LIVERPOOL.- This summer,
Tate Liverpool stages a significant presentation of Lucian Freud (1922 - 2011) artworks, the first in the North West in over thirty years. Widely considered a master of modern portraiture, Freud was an artist who continued to expand his exploration of paint throughout his career. This focused exhibition features some of the artists most iconic paintings and etchings as well as photographs that provide an intimate glimpse into Freuds life. Lucian Freud: Real Lives concentrates on the artists sitters who were often friends and family, creating clusters of portraits of those he captured over time, and thereby illuminating Freuds technical virtuosity and stylistic development.
Deeply private and guarded, it is through his work that we get to know Freud the man, and this exhibition tracks the personal and artistic changes he went through, revealing the different people that came in and out of his life over a prolific career spanning more than 60 years.
Freud painted unapologetic and frank celebrations of the human form, with a focus on physicality that had rarely been seen before. The exhibition includes some of his most celebrated works, including portraits of sitters such as performance artist Leigh Bowery, his first wife Kitty Garman, his friend and long-time studio assistant, the painter David Dawson, and his mother, Lucie Freud. Freuds representations of people either in all the vulnerability of nakedness or in a transfixing, almost intrusive proximity, emphasise the subjects humanity and he is now regarded as one of Britains great realist painters.
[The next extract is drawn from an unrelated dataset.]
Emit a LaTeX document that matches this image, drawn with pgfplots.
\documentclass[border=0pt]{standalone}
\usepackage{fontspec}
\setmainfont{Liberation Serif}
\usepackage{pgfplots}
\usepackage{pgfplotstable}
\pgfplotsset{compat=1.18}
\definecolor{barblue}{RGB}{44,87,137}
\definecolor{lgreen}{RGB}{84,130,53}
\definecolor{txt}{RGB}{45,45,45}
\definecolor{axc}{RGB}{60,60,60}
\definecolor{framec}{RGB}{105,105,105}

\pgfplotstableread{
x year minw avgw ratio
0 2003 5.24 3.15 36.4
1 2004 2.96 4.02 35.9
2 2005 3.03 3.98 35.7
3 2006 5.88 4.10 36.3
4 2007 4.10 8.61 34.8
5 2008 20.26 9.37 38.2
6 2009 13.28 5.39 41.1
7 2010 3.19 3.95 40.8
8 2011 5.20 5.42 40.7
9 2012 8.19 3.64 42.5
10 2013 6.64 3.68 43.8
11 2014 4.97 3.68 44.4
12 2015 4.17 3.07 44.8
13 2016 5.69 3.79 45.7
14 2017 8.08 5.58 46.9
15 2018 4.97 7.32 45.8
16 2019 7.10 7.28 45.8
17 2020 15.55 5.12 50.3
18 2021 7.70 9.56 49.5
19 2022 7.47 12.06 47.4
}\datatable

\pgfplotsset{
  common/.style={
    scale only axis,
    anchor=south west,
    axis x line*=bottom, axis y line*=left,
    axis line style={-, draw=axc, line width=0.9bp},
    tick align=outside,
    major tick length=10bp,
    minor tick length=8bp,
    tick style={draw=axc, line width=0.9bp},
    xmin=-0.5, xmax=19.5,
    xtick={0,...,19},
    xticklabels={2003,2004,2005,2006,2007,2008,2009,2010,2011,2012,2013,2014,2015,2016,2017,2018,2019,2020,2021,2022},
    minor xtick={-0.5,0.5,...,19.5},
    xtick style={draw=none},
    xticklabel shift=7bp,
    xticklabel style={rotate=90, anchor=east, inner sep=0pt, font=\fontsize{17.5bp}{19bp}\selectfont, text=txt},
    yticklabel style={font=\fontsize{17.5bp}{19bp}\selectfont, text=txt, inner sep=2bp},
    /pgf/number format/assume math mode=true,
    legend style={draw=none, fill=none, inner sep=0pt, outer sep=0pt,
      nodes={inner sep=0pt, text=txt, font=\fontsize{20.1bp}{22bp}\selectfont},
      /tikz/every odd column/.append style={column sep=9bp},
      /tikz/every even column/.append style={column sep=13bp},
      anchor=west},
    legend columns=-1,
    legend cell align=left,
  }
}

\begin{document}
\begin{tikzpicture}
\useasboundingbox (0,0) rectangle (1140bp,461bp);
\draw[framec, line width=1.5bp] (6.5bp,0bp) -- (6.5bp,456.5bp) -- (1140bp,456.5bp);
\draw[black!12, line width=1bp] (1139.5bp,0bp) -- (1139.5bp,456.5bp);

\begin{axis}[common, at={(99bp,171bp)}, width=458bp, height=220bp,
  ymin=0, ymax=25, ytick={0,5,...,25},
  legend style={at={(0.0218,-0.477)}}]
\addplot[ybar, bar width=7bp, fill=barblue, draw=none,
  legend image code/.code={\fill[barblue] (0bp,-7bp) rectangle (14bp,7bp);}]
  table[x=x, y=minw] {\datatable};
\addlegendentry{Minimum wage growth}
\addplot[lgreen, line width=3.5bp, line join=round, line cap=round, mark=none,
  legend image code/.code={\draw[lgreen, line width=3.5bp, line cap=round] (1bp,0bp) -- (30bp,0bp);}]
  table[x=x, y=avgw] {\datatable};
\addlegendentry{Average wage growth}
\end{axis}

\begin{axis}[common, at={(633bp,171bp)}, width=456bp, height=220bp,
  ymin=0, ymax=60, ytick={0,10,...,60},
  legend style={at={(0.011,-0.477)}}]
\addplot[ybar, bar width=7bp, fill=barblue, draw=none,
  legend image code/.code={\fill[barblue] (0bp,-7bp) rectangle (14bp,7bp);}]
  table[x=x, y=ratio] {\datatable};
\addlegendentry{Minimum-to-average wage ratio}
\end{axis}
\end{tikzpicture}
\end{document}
The show also provides a rare opportunity to bring together all of the Freud works held within the Tate collection, including Girl with a Kitten 1947 and Girl with a White Dog 19501.
Lucian Freud: Real Lives also feature exceptional examples of the artists etchings, bringing together some of his early experiments of the 1940s and a substantial number of the increasingly large and complex compositions the artist created after his rediscovery of the medium in the early 1980s. Freud took a non-traditional, painterly approach to printmaking, treating the etching plate like a canvas, standing the copper upright on an easel and making finely etched lines. With the artist typically depicting the same sitters in etching and painting, the exhibition gives a great insight into Freuds mastery of both mediums.
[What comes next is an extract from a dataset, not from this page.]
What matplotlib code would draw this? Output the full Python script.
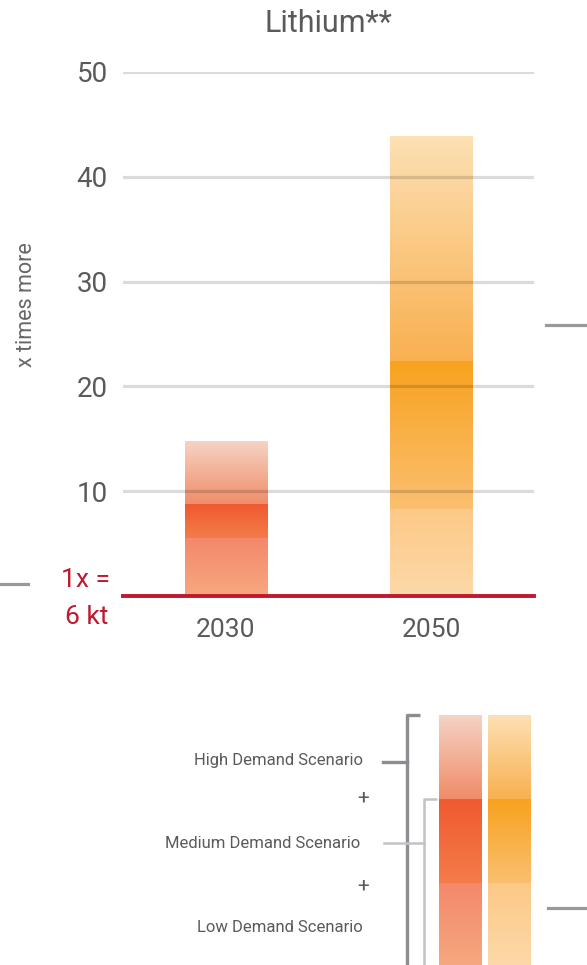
import numpy as np
import matplotlib
matplotlib.use('Agg')
import matplotlib.pyplot as plt
from matplotlib.colors import LinearSegmentedColormap

plt.rcParams['font.family'] = ['Roboto', 'DejaVu Sans']
plt.rcParams['font.weight'] = 'normal'

# data: x times more than today's demand (1x = 6 kt)
years = ['2030', '2050']
low_demand = [5.5, 8.3]
medium_demand = [8.7, 22.4]
high_demand = [14.8, 43.8]
yticks = [10, 20, 30, 40, 50]
scenario_labels = ['High Demand Scenario', 'Medium Demand Scenario', 'Low Demand Scenario']

# gradient colours per year: (top, bottom) for high, medium, low segments
grad_colors = {
    '2030': [('#f5d3c5', '#f08c68'), ('#ef5a30', '#f47c4a'), ('#f3886a', '#f7a880')],
    '2050': [('#fde0b4', '#f9b050'), ('#f8a21f', '#fbbf70'), ('#fcc987', '#fdd9a9')],
}

GRAY = '#5a5a5a'
RED = '#c0182e'
W, H = 587, 965


def gradient(ax, x0, x1, y0, y1, c_top, c_bot, z=2):
    cmap = LinearSegmentedColormap.from_list('g', [c_bot, c_top])
    ax.imshow(np.linspace(0, 1, 256).reshape(-1, 1), cmap=cmap, origin='lower',
              extent=(x0, x1, y0, y1), aspect='auto', zorder=z, interpolation='bilinear')


fig = plt.figure(figsize=(W / 100, H / 100), dpi=100)
ax = fig.add_axes([123 / W, 1 - 596 / H, 411 / W, 524 / H])

bar_w = 0.40
for i, yr in enumerate(years):
    edges = [high_demand[i], medium_demand[i], low_demand[i], 0]
    for k in range(3):
        top_c, bot_c = grad_colors[yr][k]
        gradient(ax, i - bar_w / 2, i + bar_w / 2, edges[k + 1], edges[k], top_c, bot_c)

ax.set_xlim(-0.5, 1.5)
ax.set_ylim(0, 50)
for v in yticks:
    ax.axhline(v, color='k', alpha=0.14, lw=2.3, zorder=3)
ax.axhline(0, color=RED, lw=2.8, zorder=4, clip_on=False)

for s in ax.spines.values():
    s.set_visible(False)
ax.set_yticks(yticks)
ax.set_yticklabels([str(v) for v in yticks], fontsize=20, color=GRAY)
ax.set_xticks(range(len(years)))
ax.set_xticklabels(years, fontsize=19, color=GRAY)
ax.tick_params(axis='y', length=0, pad=11)
ax.tick_params(axis='x', length=0, pad=16)
ax.set_title('Lithium**', fontsize=22, color=GRAY, pad=29)

fig.text(27 / W, 1 - 305 / H, 'x times more', rotation=90, ha='center', va='center',
         fontsize=15.5, color='#666666')
fig.text(110 / W, 1 - 580 / H, '1x =', ha='right', va='center', fontsize=19, color=RED)
fig.text(108 / W, 1 - 617 / H, '6 kt', ha='right', va='center', fontsize=19, color=RED)

# overlay in pixel coordinates for the legend and neighbour-panel fragments
ov = fig.add_axes([0, 0, 1, 1], zorder=10)
ov.set_xlim(0, W)
ov.set_ylim(H, 0)
ov.axis('off')
ov.patch.set_alpha(0)

ov.plot([0, 28], [584, 584], color='#999999', lw=2.3)
ov.plot([546, 587], [325, 325], color='#999999', lw=2.3)
ov.plot([548, 587], [908, 908], color='#999999', lw=2.3)

seg_y = [715, 799, 883, 967]
for yr, x0, x1 in [('2030', 439, 482), ('2050', 488, 531)]:
    for k in range(3):
        top_c, bot_c = grad_colors[yr][k]
        gradient(ov, x0, x1, seg_y[k + 1], seg_y[k], top_c, bot_c)
ov.set_xlim(0, W)
ov.set_ylim(H, 0)

dark = '#8c8c91'
light = '#c3c3c7'
ov.plot([420, 407, 407], [715, 715, 966], color=dark, lw=2.4, solid_capstyle='butt')
ov.plot([383, 407], [762, 762], color=dark, lw=2.4)
ov.plot([437, 424, 424], [799, 799, 966], color=light, lw=1.8, solid_capstyle='butt')
ov.plot([384, 424], [843, 843], color=light, lw=1.8)

label_y = [760, 843, 927]
label_x = [363, 360, 363]
for lab, lx, ly in zip(scenario_labels, label_x, label_y):
    ov.text(lx, ly, lab, ha='right', va='center', fontsize=12, color=GRAY)
for py in [798, 886]:
    ov.text(363, py, '+', ha='center', va='center', fontsize=15, color=GRAY)

fig.savefig('out.png', dpi=100)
Alongside Freuds work, the show features a selection of photographs which shed further light on Freuds work and life, revealing how intertwined these two elements were. Cecil Beaton captured Freud in the 1950s and shows him at the start of his career. This is in sharp contrast to images later taken by Bruce Bernard and David Dawson taken from the early 1990s to 2010 show Freud at work with his sitters and give a unique insight of the artist working in his studio.
Lucian Freud: Real Lives is curated by Laura Bruni, Assistant Curator Tate Liverpool and it will be accompanied by a series of events in the gallery and online.